Provided material
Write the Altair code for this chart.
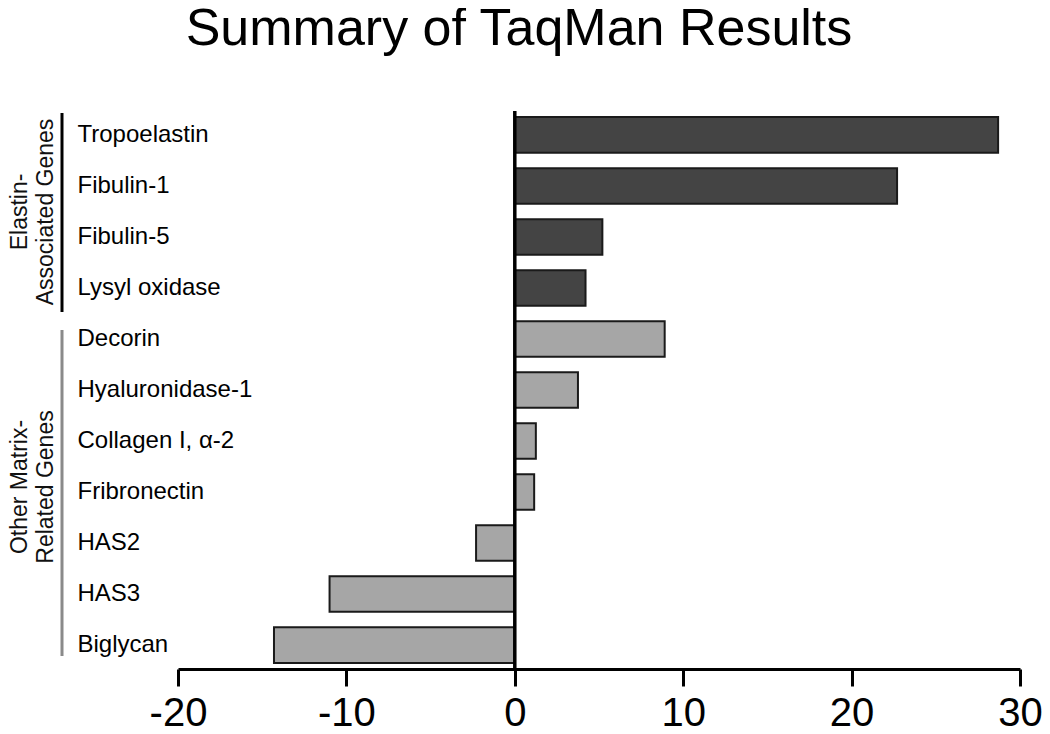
import altair as alt
import pandas as pd

genes = ["Tropoelastin", "Fibulin-1", "Fibulin-5", "Lysyl oxidase", "Decorin",
         "Hyaluronidase-1", "Collagen I, α-2", "Fribronectin", "HAS2", "HAS3", "Biglycan"]
values = [28.7, 22.7, 5.2, 4.2, 8.9, 3.75, 1.25, 1.15, -2.3, -11.0, -14.3]
groups = ["Elastin"] * 4 + ["Other"] * 7
x_ticks = [-20, -10, 0, 10, 20, 30]

group_names = ["Elastin", "Other"]
group_labels = ["Elastin-\nAssociated Genes", "Other Matrix-\nRelated Genes"]
group_first = ["Tropoelastin", "Decorin"]
group_last = ["Lysyl oxidase", "Biglycan"]
group_mid = ["Fibulin-1", "Fribronectin"]

df = pd.DataFrame({"gene": genes, "value": values, "group": groups})

FONT = "Liberation Sans"
W, H = 842, 558

yscale = alt.Scale(domain=genes, paddingInner=0.3, paddingOuter=0.12)

bars = alt.Chart(df).mark_bar(stroke="#1a1a1a", strokeWidth=2).encode(
    y=alt.Y("gene:N", scale=yscale, title=None,
            axis=alt.Axis(labelAlign="left", labelPadding=101, ticks=False, domain=False,
                          labelFontSize=24, labelFont=FONT, labelColor="black",
                          labelBaseline="middle", grid=False)),
    x=alt.X("value:Q", scale=alt.Scale(domain=[-20, 30], nice=False, zero=False),
            title=None,
            axis=alt.Axis(values=x_ticks, domainWidth=3, domainColor="black",
                          tickWidth=3, tickColor="black", tickSize=17,
                          labelFontSize=40, labelFont=FONT, labelColor="black",
                          labelExpr="'' + datum.value",
                          labelPadding=7, labelFlush=False, grid=False)),
    color=alt.Color("group:N", scale=alt.Scale(domain=group_names, range=["#444444", "#a6a6a6"]),
                    legend=None),
)

zero_line = alt.Chart(pd.DataFrame({"z": [0]})).mark_rule(color="black", strokeWidth=3.5).encode(
    x=alt.X("z:Q"), y=alt.value(0), y2=alt.value(H)
)

br1 = alt.Chart(pd.DataFrame({"a": [group_first[0]], "b": [group_last[0]]})).mark_rule(
    color="black", strokeWidth=3, yOffset=-22, y2Offset=24
).encode(x=alt.value(-116), y=alt.Y("a:N", scale=yscale), y2="b:N")

br2 = alt.Chart(pd.DataFrame({"a": [group_first[1]], "b": [group_last[1]]})).mark_rule(
    color="#8a8a8a", strokeWidth=3, yOffset=-9, y2Offset=11
).encode(x=alt.value(-116), y=alt.Y("a:N", scale=yscale), y2="b:N")

lab1 = alt.Chart(pd.DataFrame({"g": [group_mid[0]], "t": [group_labels[0]]})).mark_text(
    angle=270, align="center", baseline="middle", fontSize=23, lineHeight=26,
    font=FONT, color="#111111", lineBreak="\n", yOffset=26
).encode(x=alt.value(-158), y=alt.Y("g:N", scale=yscale), text="t:N")

lab2 = alt.Chart(pd.DataFrame({"g": [group_mid[1]], "t": [group_labels[1]]})).mark_text(
    angle=270, align="center", baseline="middle", fontSize=23, lineHeight=26,
    font=FONT, color="#111111", lineBreak="\n", yOffset=-5
).encode(x=alt.value(-158), y=alt.Y("g:N", scale=yscale), text="t:N")

chart = alt.layer(bars, zero_line, br1, br2, lab1, lab2).properties(
    width=W, height=H,
    title=alt.TitleParams("Summary of TaqMan Results", anchor="middle", dx=-80,
                          fontSize=52, font=FONT, fontWeight="normal", color="black",
                          offset=53),
    autosize=alt.AutoSizeParams(type="none"),
    padding={"left": 170, "top": 103, "right": 22, "bottom": 66},
).configure(background="white").configure_view(stroke=None)

chart.save("out.html", embed_options={"renderer": "svg", "actions": False})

Objective
Write out the full set of lines verbatim, without the pictures.

Exercise result
Write the Altair code for this chart.
import altair as alt
import pandas as pd

genes = ["Tropoelastin", "Fibulin-1", "Fibulin-5", "Lysyl oxidase", "Decorin",
         "Hyaluronidase-1", "Collagen I, α-2", "Fribronectin", "HAS2", "HAS3", "Biglycan"]
values = [28.7, 22.7, 5.2, 4.2, 8.9, 3.75, 1.25, 1.15, -2.3, -11.0, -14.3]
groups = ["Elastin"] * 4 + ["Other"] * 7
x_ticks = [-20, -10, 0, 10, 20, 30]

group_names = ["Elastin", "Other"]
group_labels = ["Elastin-\nAssociated Genes", "Other Matrix-\nRelated Genes"]
group_first = ["Tropoelastin", "Decorin"]
group_last = ["Lysyl oxidase", "Biglycan"]
group_mid = ["Fibulin-1", "Fribronectin"]

df = pd.DataFrame({"gene": genes, "value": values, "group": groups})

FONT = "Liberation Sans"
W, H = 842, 558

yscale = alt.Scale(domain=genes, paddingInner=0.3, paddingOuter=0.12)

bars = alt.Chart(df).mark_bar(stroke="#1a1a1a", strokeWidth=2).encode(
    y=alt.Y("gene:N", scale=yscale, title=None,
            axis=alt.Axis(labelAlign="left", labelPadding=101, ticks=False, domain=False,
                          labelFontSize=24, labelFont=FONT, labelColor="black",
                          labelBaseline="middle", grid=False)),
    x=alt.X("value:Q", scale=alt.Scale(domain=[-20, 30], nice=False, zero=False),
            title=None,
            axis=alt.Axis(values=x_ticks, domainWidth=3, domainColor="black",
                          tickWidth=3, tickColor="black", tickSize=17,
                          labelFontSize=40, labelFont=FONT, labelColor="black",
                          labelExpr="'' + datum.value",
                          labelPadding=7, labelFlush=False, grid=False)),
    color=alt.Color("group:N", scale=alt.Scale(domain=group_names, range=["#444444", "#a6a6a6"]),
                    legend=None),
)

zero_line = alt.Chart(pd.DataFrame({"z": [0]})).mark_rule(color="black", strokeWidth=3.5).encode(
    x=alt.X("z:Q"), y=alt.value(0), y2=alt.value(H)
)

br1 = alt.Chart(pd.DataFrame({"a": [group_first[0]], "b": [group_last[0]]})).mark_rule(
    color="black", strokeWidth=3, yOffset=-22, y2Offset=24
).encode(x=alt.value(-116), y=alt.Y("a:N", scale=yscale), y2="b:N")

br2 = alt.Chart(pd.DataFrame({"a": [group_first[1]], "b": [group_last[1]]})).mark_rule(
    color="#8a8a8a", strokeWidth=3, yOffset=-9, y2Offset=11
).encode(x=alt.value(-116), y=alt.Y("a:N", scale=yscale), y2="b:N")

lab1 = alt.Chart(pd.DataFrame({"g": [group_mid[0]], "t": [group_labels[0]]})).mark_text(
    angle=270, align="center", baseline="middle", fontSize=23, lineHeight=26,
    font=FONT, color="#111111", lineBreak="\n", yOffset=26
).encode(x=alt.value(-158), y=alt.Y("g:N", scale=yscale), text="t:N")

lab2 = alt.Chart(pd.DataFrame({"g": [group_mid[1]], "t": [group_labels[1]]})).mark_text(
    angle=270, align="center", baseline="middle", fontSize=23, lineHeight=26,
    font=FONT, color="#111111", lineBreak="\n", yOffset=-5
).encode(x=alt.value(-158), y=alt.Y("g:N", scale=yscale), text="t:N")

chart = alt.layer(bars, zero_line, br1, br2, lab1, lab2).properties(
    width=W, height=H,
    title=alt.TitleParams("Summary of TaqMan Results", anchor="middle", dx=-80,
                          fontSize=52, font=FONT, fontWeight="normal", color="black",
                          offset=53),
    autosize=alt.AutoSizeParams(type="none"),
    padding={"left": 170, "top": 103, "right": 22, "bottom": 66},
).configure(background="white").configure_view(stroke=None)

chart.save("out.html", embed_options={"renderer": "svg", "actions": False})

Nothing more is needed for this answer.